At the lowest frequencies (below 0.1 Hz in PSD, above 10 s in MDEV) thermal effects from the uncompensated fibres are dominant. A linear fit to the phase data yields a phase drift that corresponds to a fractional frequency offset of $2\times 10^{-17}$ for the in flight data and $1\times 10^{-17}$ on ground. A quadratic fit gives a fractional frequency drift of $1.6\times 10^{-20}$/s in flight and $1.4\times 10^{-20}$/s on ground. With a thermal coefficient of the fibres of $10^{-5}$/K and for 1 m uncompensated fibre this corresponds to temperature variations of about 0.3 mK/s (=1.1 K/h), which is realistic given that the equipment was outside on the airfield, without any thermal shielding or temperature control. Part of this is expected to be due to the out of loop measurement fibre i.e. not actually part of the link. In any case, some even modest optimisation (reduce uncompensated fibre lengths, add thermal shielding and control and/or correct in post-processing) should allow reducing long term effects below $10^{-18}$ in fractional frequency offset and well below $10^{-20}$/s in fractional frequency drift.

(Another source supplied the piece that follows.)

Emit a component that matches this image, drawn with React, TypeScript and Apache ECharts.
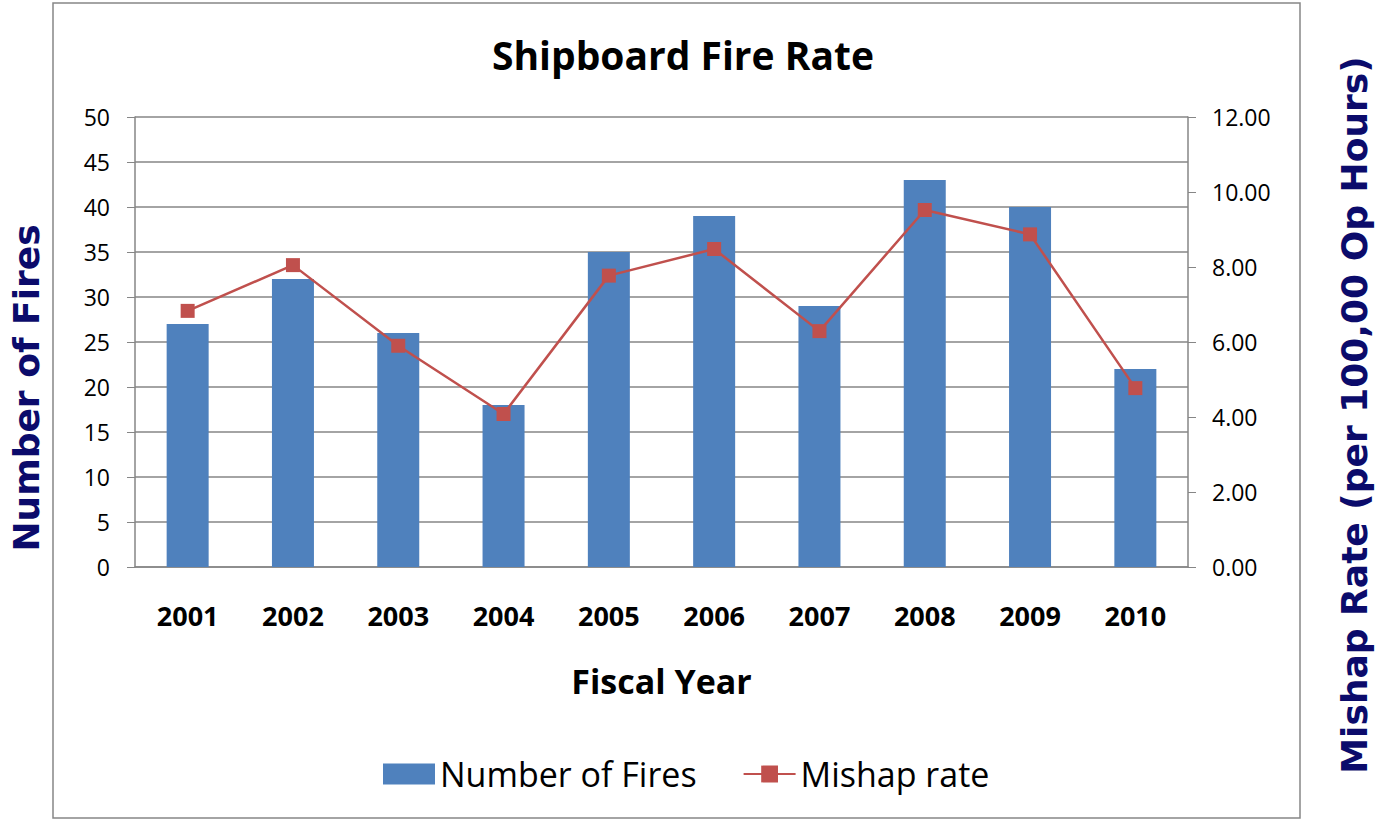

At intermediate frequencies (a few Hz to about a kHz) our noise limitation comes from AM/PM conversion. The effect is located mainly in the mixer used to down-convert the 80 MHz out of loop measurement to 1 MHz. As such it is not part of the link itself, but only present in the verification measurement. We have checked this effect by controlled modulation of the signal amplitude on the ground link at CNES premises in Toulouse. The signal amplitude was modulated by sinusoidally varying the tip/tilt mirror. The observed phase modulation was proportional to the generated amplitude modulation with a coefficient [29] of $K_{AP} \approx 0.09$ rad. Using that coefficient we converted the amplitude fluctuations measured on our power monitoring diode (see Fig. 1) to phase fluctuations, as plotted on Figs. 3 and 4. They fit well to the measured phase noise. This measurement artefact can easily be avoided in the future by redesigning our measurement chain. We think that it is not a fundamental limitation of the link.

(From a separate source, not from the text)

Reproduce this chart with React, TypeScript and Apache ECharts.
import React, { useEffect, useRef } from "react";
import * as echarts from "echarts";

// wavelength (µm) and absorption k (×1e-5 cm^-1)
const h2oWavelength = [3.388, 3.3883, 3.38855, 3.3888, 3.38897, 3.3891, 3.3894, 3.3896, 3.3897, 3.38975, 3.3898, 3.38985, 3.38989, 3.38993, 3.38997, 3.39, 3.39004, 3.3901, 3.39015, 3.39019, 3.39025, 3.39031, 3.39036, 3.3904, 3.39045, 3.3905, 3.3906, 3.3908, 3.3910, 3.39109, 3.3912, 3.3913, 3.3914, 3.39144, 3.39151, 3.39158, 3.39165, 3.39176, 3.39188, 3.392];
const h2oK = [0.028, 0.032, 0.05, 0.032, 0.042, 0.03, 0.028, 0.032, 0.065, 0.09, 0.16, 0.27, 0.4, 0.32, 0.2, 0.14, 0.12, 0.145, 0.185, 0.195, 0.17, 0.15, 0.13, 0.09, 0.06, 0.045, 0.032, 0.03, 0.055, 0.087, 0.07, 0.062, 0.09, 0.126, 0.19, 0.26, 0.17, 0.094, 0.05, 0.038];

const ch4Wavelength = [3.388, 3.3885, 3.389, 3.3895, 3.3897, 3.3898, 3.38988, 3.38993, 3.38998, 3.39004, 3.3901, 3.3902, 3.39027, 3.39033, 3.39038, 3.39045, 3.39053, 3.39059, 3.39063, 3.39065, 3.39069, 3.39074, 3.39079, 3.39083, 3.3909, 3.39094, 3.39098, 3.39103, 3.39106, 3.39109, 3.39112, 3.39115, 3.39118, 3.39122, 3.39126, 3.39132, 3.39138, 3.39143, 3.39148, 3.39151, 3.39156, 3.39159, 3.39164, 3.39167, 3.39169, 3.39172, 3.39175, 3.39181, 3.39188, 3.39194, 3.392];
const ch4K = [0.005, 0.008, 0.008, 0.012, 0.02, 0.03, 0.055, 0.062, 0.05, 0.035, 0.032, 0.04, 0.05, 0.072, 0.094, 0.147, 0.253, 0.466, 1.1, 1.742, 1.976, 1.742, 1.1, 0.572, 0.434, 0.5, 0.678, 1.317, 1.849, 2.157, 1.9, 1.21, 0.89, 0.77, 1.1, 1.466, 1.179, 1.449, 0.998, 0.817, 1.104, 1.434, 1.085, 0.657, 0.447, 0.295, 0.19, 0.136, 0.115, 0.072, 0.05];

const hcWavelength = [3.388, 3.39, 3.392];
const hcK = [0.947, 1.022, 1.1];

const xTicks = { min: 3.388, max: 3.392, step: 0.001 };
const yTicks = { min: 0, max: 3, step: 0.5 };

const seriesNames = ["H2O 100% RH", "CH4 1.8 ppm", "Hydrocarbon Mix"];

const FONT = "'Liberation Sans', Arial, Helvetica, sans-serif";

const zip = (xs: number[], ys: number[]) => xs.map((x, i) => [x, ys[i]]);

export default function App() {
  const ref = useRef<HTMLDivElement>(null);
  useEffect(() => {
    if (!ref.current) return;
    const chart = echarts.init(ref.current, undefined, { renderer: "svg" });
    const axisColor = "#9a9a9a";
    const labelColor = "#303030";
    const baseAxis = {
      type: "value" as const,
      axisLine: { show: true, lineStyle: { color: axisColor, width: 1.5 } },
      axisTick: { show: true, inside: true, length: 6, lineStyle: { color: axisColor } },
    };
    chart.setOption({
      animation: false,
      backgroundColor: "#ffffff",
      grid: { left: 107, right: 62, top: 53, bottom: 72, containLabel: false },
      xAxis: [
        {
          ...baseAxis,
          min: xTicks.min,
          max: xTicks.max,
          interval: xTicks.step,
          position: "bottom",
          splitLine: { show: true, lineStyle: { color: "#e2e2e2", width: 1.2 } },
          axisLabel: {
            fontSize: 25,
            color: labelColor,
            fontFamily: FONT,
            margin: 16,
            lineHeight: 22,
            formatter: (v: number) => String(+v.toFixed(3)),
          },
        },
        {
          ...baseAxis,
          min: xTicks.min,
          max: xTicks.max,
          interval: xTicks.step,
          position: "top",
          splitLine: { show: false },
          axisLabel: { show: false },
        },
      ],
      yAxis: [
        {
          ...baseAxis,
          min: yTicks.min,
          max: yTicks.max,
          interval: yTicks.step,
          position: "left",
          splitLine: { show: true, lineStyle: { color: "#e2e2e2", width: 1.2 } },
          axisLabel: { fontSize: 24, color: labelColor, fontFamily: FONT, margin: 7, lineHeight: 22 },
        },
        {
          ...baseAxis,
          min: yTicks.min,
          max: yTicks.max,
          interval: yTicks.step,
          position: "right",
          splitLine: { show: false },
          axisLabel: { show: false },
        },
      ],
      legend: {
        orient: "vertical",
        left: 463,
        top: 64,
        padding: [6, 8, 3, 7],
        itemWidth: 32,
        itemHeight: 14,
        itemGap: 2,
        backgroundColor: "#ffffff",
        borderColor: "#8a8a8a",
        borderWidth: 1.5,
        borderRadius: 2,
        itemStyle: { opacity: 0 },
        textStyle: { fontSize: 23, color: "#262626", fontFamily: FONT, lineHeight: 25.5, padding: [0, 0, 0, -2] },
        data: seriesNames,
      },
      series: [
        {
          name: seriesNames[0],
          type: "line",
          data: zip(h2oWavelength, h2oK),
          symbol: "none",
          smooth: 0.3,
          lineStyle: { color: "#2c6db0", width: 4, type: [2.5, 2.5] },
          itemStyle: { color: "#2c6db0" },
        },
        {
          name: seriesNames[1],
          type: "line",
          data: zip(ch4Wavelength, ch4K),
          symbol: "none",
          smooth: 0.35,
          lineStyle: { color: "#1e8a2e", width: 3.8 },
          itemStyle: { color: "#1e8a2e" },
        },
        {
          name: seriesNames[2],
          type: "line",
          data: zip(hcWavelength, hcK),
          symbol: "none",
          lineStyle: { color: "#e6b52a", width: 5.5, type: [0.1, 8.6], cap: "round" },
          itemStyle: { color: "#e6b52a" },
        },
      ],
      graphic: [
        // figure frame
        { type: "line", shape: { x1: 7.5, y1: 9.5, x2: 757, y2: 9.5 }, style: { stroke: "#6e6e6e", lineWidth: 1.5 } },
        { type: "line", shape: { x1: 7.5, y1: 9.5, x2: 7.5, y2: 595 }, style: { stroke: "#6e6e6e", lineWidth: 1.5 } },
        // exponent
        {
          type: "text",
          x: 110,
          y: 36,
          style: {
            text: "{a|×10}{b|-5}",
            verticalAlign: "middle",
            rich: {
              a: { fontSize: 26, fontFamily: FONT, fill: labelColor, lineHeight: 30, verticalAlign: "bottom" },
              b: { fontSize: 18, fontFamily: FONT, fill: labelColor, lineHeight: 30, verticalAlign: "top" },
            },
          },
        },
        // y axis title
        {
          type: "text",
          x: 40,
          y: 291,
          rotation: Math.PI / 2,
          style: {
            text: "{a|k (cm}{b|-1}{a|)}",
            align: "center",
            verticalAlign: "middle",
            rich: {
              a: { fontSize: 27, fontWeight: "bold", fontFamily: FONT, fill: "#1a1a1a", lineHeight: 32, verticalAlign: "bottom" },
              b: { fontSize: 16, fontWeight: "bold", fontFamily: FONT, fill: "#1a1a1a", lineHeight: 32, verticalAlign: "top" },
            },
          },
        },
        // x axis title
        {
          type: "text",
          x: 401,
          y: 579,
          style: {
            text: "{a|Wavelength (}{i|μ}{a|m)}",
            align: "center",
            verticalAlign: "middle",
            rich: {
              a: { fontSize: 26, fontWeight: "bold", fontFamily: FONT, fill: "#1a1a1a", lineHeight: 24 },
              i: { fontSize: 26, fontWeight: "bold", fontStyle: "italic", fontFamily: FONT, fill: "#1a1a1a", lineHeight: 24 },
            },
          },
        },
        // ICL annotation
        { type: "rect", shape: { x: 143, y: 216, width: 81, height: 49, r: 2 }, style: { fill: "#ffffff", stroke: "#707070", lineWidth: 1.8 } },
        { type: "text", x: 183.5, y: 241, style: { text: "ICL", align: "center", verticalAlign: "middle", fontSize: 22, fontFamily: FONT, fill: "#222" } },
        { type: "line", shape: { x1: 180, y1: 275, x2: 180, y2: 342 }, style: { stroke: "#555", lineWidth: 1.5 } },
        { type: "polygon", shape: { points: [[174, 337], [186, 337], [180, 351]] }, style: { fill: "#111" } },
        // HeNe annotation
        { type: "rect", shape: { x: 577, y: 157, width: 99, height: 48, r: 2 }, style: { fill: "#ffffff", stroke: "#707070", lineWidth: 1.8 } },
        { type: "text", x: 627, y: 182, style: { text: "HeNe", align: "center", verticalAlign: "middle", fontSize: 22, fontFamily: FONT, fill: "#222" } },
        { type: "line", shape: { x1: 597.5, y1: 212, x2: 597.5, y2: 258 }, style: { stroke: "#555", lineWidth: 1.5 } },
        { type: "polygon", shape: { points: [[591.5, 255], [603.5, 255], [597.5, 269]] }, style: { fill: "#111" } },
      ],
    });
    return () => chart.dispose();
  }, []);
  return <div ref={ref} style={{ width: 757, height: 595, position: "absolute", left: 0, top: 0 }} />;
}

Finally, we discuss the possible extension to larger distances. Indeed, applications like chronometric geodesy will require links to higher altitudes (1-10 km) leading to line of sight distances of tens of km. Our current configuration was designed for technology demonstration (tracking, phase noise compensation) and is certainly not suited for such large distances. However, the obtained results indicate that with appropriate design (10 cm size optics, improved link efficiency, higher laser power, …) distances of several tens of km should be possible. If necessary, the constraints on the power budget for such long distances could be reduced by using an on-board bidirectional amplifier (EDFA on Fig. 1) provided the mass and power budget of the airborne carrier allows it. In the shorter term, we plan to study and optimize the one-way (ground-balloon) power budget of our short link in order to better understand the requirements for long distance links.

5. Outlook and conclusion

In conclusion, we presented the characterization of a folded free-space optical link via a corner cube onboard a tethered balloon. The results, obtained during a flight campaign in March 2023, demonstrate a fractional frequency stability of $8{\times } 10^{-19}$ after 16 s averaging time, which is the best result for airborne experiments reported so far. In addition, we extensively identified and discussed the main limiting noise sources and how they could be overcome in future implementations.

This first step paves the way to point-to-point ground links via an airborne balloon relay (type (i) link mentioned in the introduction). This will be achieved through a miniaturization of our active system to fit within the balloon capability. Particular attention will be paid to the improvement of the pointing and stabilization performance which appears to be limiting in case of windy weather conditions. Such free-space comparisons will be useful for many applications, like chronometric geodesy, using operational and transportable in-field systems via airborne relays.